I was watching the show Parenthood recently and in this particular episode, the parents of a boy with Asperger's syndrome are put on the spot by their son to explain what Asperger's syndrome is, as well as why and how he got it. The parents are completely unprepared for this dreaded talk and they say all the wrong things. They decide to turn to a specialist for advice, and he hands them a script to study.

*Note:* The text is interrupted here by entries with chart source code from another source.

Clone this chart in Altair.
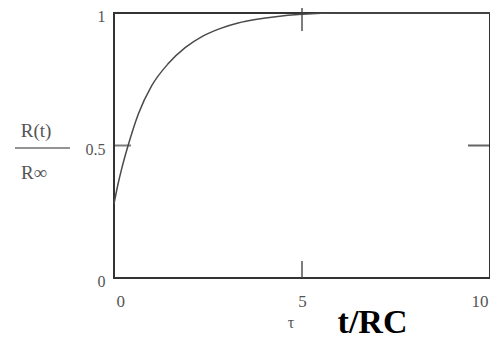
import altair as alt
import pandas as pd

# curve: t/RC and R(t)/R_inf
t_vals = [0, 0.1, 0.2, 0.375, 0.65, 1.0, 1.45, 1.9, 2.35, 2.8, 3.3, 3.8, 4.3, 5.0, 6, 7, 8, 9, 10]
r_vals = [0.28, 0.35, 0.41, 0.50, 0.62, 0.725, 0.81, 0.87, 0.912, 0.94, 0.962, 0.976, 0.986, 0.995, 1, 1, 1, 1, 1]

x_labels = [0, 5, 10]
y_labels = [0, 0.5, 1]
x_tick = [5]
y_tick = [0.5]

curve = pd.DataFrame({"t": t_vals, "r": r_vals})
xs = alt.Scale(domain=[0, 10], nice=False, zero=False)
ys = alt.Scale(domain=[0, 1], nice=False, zero=False)
SERIF = "Liberation Serif"
GREY = "#555555"

base = alt.Chart(curve).mark_line(color="#4a4a4a", strokeWidth=1.5, interpolate="monotone").encode(
    x=alt.X("t:Q", scale=xs,
            axis=alt.Axis(values=x_labels, domain=False, ticks=False, grid=False,
                          labelExpr="'' + datum.value", labelFlush=True, labelFlushOffset=-2,
                          labelPadding=15,
                          labelFont=SERIF, labelFontSize=17, labelColor=GREY,
                          title="t/RC", titleFont=SERIF, titleFontSize=34, titleFontWeight="bold",
                          titleColor="#000000", titleX=258, titleY=54, titleAlign="center",
                          titleBaseline="alphabetic")),
    y=alt.Y("r:Q", scale=ys,
            axis=alt.Axis(values=y_labels, domain=False, ticks=False, grid=False,
                          labelExpr="'' + datum.value", labelPadding=9, labelOffset=3.5,
                          labelFont=SERIF, labelFontSize=16, labelColor=GREY, title=None)),
)

tick_df_x = pd.DataFrame({"t": x_tick, "lo": [0] * len(x_tick), "hi": [1] * len(x_tick)})
tick_df_y = pd.DataFrame({"r": y_tick, "lo": [0] * len(y_tick), "hi": [10] * len(y_tick)})

xt_bottom = alt.Chart(tick_df_x).mark_tick(orient="vertical", size=17, thickness=2, color="#444", yOffset=-8.5).encode(
    x=alt.X("t:Q", scale=xs), y=alt.Y("lo:Q", scale=ys))
xt_top = alt.Chart(tick_df_x).mark_tick(orient="vertical", size=26, thickness=2, color="#444", yOffset=5).encode(
    x=alt.X("t:Q", scale=xs), y=alt.Y("hi:Q", scale=ys))
yt_left = alt.Chart(tick_df_y).mark_tick(orient="horizontal", size=16, thickness=2, color="#444", xOffset=9).encode(
    x=alt.X("lo:Q", scale=xs), y=alt.Y("r:Q", scale=ys))
yt_right = alt.Chart(tick_df_y).mark_tick(orient="horizontal", size=22, thickness=2, color="#222", xOffset=-11).encode(
    x=alt.X("hi:Q", scale=xs), y=alt.Y("r:Q", scale=ys))

tau = alt.Chart(pd.DataFrame({"t": [5], "r": [0], "s": ["τ"]})).mark_text(
    font=SERIF, fontSize=16, color=GREY, dx=-11, dy=45).encode(
    x=alt.X("t:Q", scale=xs), y=alt.Y("r:Q", scale=ys), text="s:N")

num = alt.Chart(pd.DataFrame({"t": [0], "r": [0.5], "s": ["R(t)"]})).mark_text(
    font=SERIF, fontSize=19, color=GREY, dx=-78, dy=-15).encode(
    x=alt.X("t:Q", scale=xs), y=alt.Y("r:Q", scale=ys), text="s:N")
den = alt.Chart(pd.DataFrame({"t": [0], "r": [0.5], "s": ["R∞"]})).mark_text(
    font=SERIF, fontSize=19, color=GREY, dx=-80, dy=27).encode(
    x=alt.X("t:Q", scale=xs), y=alt.Y("r:Q", scale=ys), text="s:N")
bar = alt.Chart(pd.DataFrame({"t": [0], "r": [0.5]})).mark_tick(
    orient="horizontal", size=55, thickness=1.5, color="#333", xOffset=-71.5, yOffset=2.5).encode(
    x=alt.X("t:Q", scale=xs), y=alt.Y("r:Q", scale=ys))

chart = alt.layer(base, xt_bottom, xt_top, yt_left, yt_right, tau, num, den, bar).properties(
    width=376, height=265,
    padding={"left": 106, "top": 5, "right": 0, "bottom": 62},
    autosize=alt.AutoSizeParams(type="none"),
).configure(background="white").configure_view(stroke="#333333", strokeWidth=2)

chart.save("out.html", embed_options={"renderer": "svg", "actions": False})
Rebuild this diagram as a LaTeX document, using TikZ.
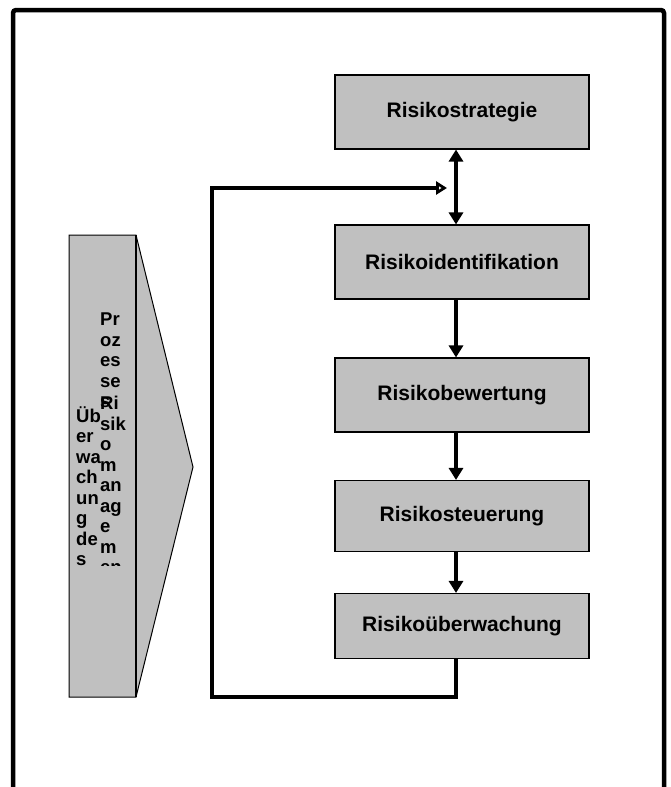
\documentclass[tikz,border=0pt]{standalone}
\usepackage{fontspec}
\setmainfont{Liberation Sans}
\usetikzlibrary{arrows.meta}
\definecolor{boxgray}{HTML}{C0C0C0}
\begin{document}
\begin{tikzpicture}[x=1pt,y=-1pt,
  procbox/.style={draw=black, line width=1.1pt, fill=boxgray, minimum width=254pt,
    font=\fontsize{21}{24}\selectfont\bfseries, inner sep=0pt},
  vtext/.style={align=left, inner sep=0pt, font=\fontsize{18.5}{20.5}\selectfont\bfseries},
  flow/.style={line width=4pt, -{Triangle[width=14pt,length=12pt]}},
  both/.style={line width=4pt, {Triangle[width=14pt,length=12pt]}-{Triangle[width=14pt,length=12pt]}},
  back/.style={line width=4pt, -{Triangle[width=13pt,length=11pt,fill=white]}}
]
\useasboundingbox (0,0) rectangle (670,787);
% frame
\draw[line width=4.5pt, rounded corners=3pt] (13,800) -- (13,10) -- (664,10) -- (664,800);

% left chevron
\draw[fill=boxgray, line width=1pt] (69,235) -- (136,235) -- (193,467) -- (136,697) -- (69,697) -- cycle;
\draw[line width=2pt] (136,235) -- (136,697);
\node[vtext, anchor=north west] (t1) at (76,406) {Üb\\er\\wa\\ch\\un\\g\\de\\s};
\node[vtext, anchor=north west] (t2) at (100,313) {Pr\\oz\\es\\se\\s};
\begin{scope}
\clip (60,235) rectangle (137,565);
\node[vtext, anchor=north west] (t3) at (100,396) {Ri\\sik\\o\\m\\an\\ag\\e\\m\\en};
\end{scope}

% boxes
\node[procbox, minimum height=74pt] (b1) at (462,112) {Risikostrategie};
\node[procbox, minimum height=74pt] (b2) at (462,262) {Risikoidentifikation};
\node[procbox, minimum height=74pt] (b3) at (462,395) {Risikobewertung};
\node[procbox, minimum height=71pt] (b4) at (462,516) {Risikosteuerung};
\node[procbox, minimum height=65pt] (b5) at (462,626) {Risikoüberwachung};

\coordinate (ax) at (456,0);
\draw[both] (b1.south -| ax) -- (b2.north -| ax);
\draw[flow] (b2.south -| ax) -- (b3.north -| ax);
\draw[flow] (b3.south -| ax) -- (b4.north -| ax);
\draw[flow] (b4.south -| ax) -- (b5.north -| ax);

\coordinate (fbl) at (212,697);
\coordinate (fbt) at (212,188);
\coordinate (fbe) at (447,188);
\draw[back] (b5.south -| ax) |- (fbl) -- (fbt) -- (fbe);
\end{tikzpicture}
\end{document}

This forced me to think about my own daughter and how we will explain cystic fibrosis to her someday. At some point, she is going to wonder why she wears The Vest and takes pills when no one else around her does. I need to be ready, but should there be a script? Every child is different, but having a plan of what you will say and how you will say it can help you keep your emotions in check and avoid saying the wrong thing to your vulnerable child.

Don't Get Emotional

It is important to keep your emotions in check. That means no crying. Crying will make your child feel that his condition or disability is something that needs to be mourned. It will make him feel as though he did something wrong or there is something wrong with him. Crying may also make him think he has disappointed or hurt you in some way. Stay strong and hold back any tears until you are alone.

Avoid Certain Words

Don't use language that includes the words 'disability', 'wrong', 'problem', or any other words that make it seem like your child isn't good enough or as smart or able as his peers or siblings. Labels are tough for all of us, but especially for kids, who are very concerned about fitting in with their friends and classmates.

Be Positive

Your child may have a special need, but that special need doesn't have to predict his future. Challenges can be overcome, and understanding himself and his weaknesses is half the battle. Remember that your child's unique differences can help him become a stronger, more determined, and more successful adult. Talk to him about how everyone has differences, and that everyone has their own strengths and weaknesses. Find a role model who has the same or a similar disability for him to admire.

Be Honest

Be as truthful with your child as possible for his age and maturity level. Try to keep your answers simple and brief. If your child is coming to you with questions, it is because he has noticed that he is different in some way from the other children and he is ready to know why that is. Let him ask questions, and answer them as honestly as you can. If you don't have the answers, schedule an appointment with a specialist who can help your child to understand himself and his differences better.